The Nyae Nyae Conservancy is 9003 sq km in size and stretches from about 30 km west of Tsumkwe and 55 km east to the Botswana border. From north to south it extends for about 100 km. It was registered in 1998, giving the Ju/'hoansi Bushmen the right to utilize the wildlife in the area by receiving the income from a hunting concession. The fewer than 1000 members of the conservancy (total number of Ju/'hoansi residing in the area are about 3000) receive US$10,000 a year from the concession. They may also hunt traditionally in the area. The WWF (Worldwide Fund for Nature) has sponsored the reintroduction of game such as eland, springbuck, blue wildebeest and oryx to increase game numbers.
The Ju/'hoansi have always lived in the Nyae Nyae area as well as across the border in Botswana, north in what is now the Khaudum Game Park, and south in what is now Hereroland.

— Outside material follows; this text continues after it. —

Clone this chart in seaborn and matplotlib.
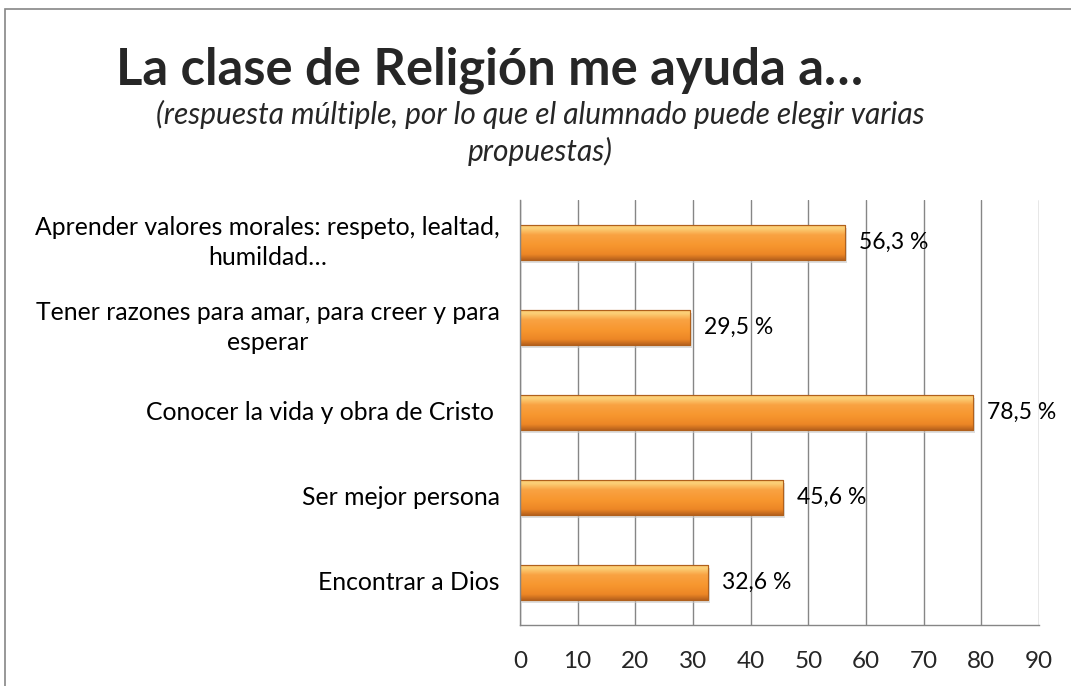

Archaeologists claim they've lived here for at least 40,000 years (ash from their fires have been found below the calcrete layer). Tsumkwe lies in the centre of the Nyae Nyae Conservancy, but is not part of the conservancy. This means that people from any language group can live in Tsumkwe, but not inside the conservancy borders. Since the 1950s the Ju/'hoansi have had contact with the outside world, and they no longer wear traditional clothes. They are also now settled in about 37 villages in the conservancy, each with its own borehole.
In recent years simple campsites have been developed close to these villages for tourists and visitors; you can camp here for a small fee which goes back into the local community. A few years ago you could camp for free anywhere in Bushmanland; these days this is discouraged and it's very important that the local people benefit from tourism to the region. Employment opportunities in the area are limited and most people don't have any income. They receive a yearly payment from the hunting concession and also earn money from the selling of crafts; those over 60 get a government pension. However, people still collect food and hunt game to supplement their modern diet of maize meal porridge.
If you are interested in learning about the Bushman culture - tracking, bush food, hunting and traditional dancing - you can enquire at the Nyae Nyae Conservancy Office. It can arrange a guide from the community. Always arrange payment before going on an outing; the office will give you an idea of fees. Expect to pay around US$10 per person for a guide on a short walk or US$3 per person for a demonstration of traditional dancing. Crafts are also usually for sale. If you do come into contact with the Bushmen communities be courteous at all times and respect their traditions. Tourism has only just started to find its way into this region, the first people who pass through must be careful to leave the right impressions.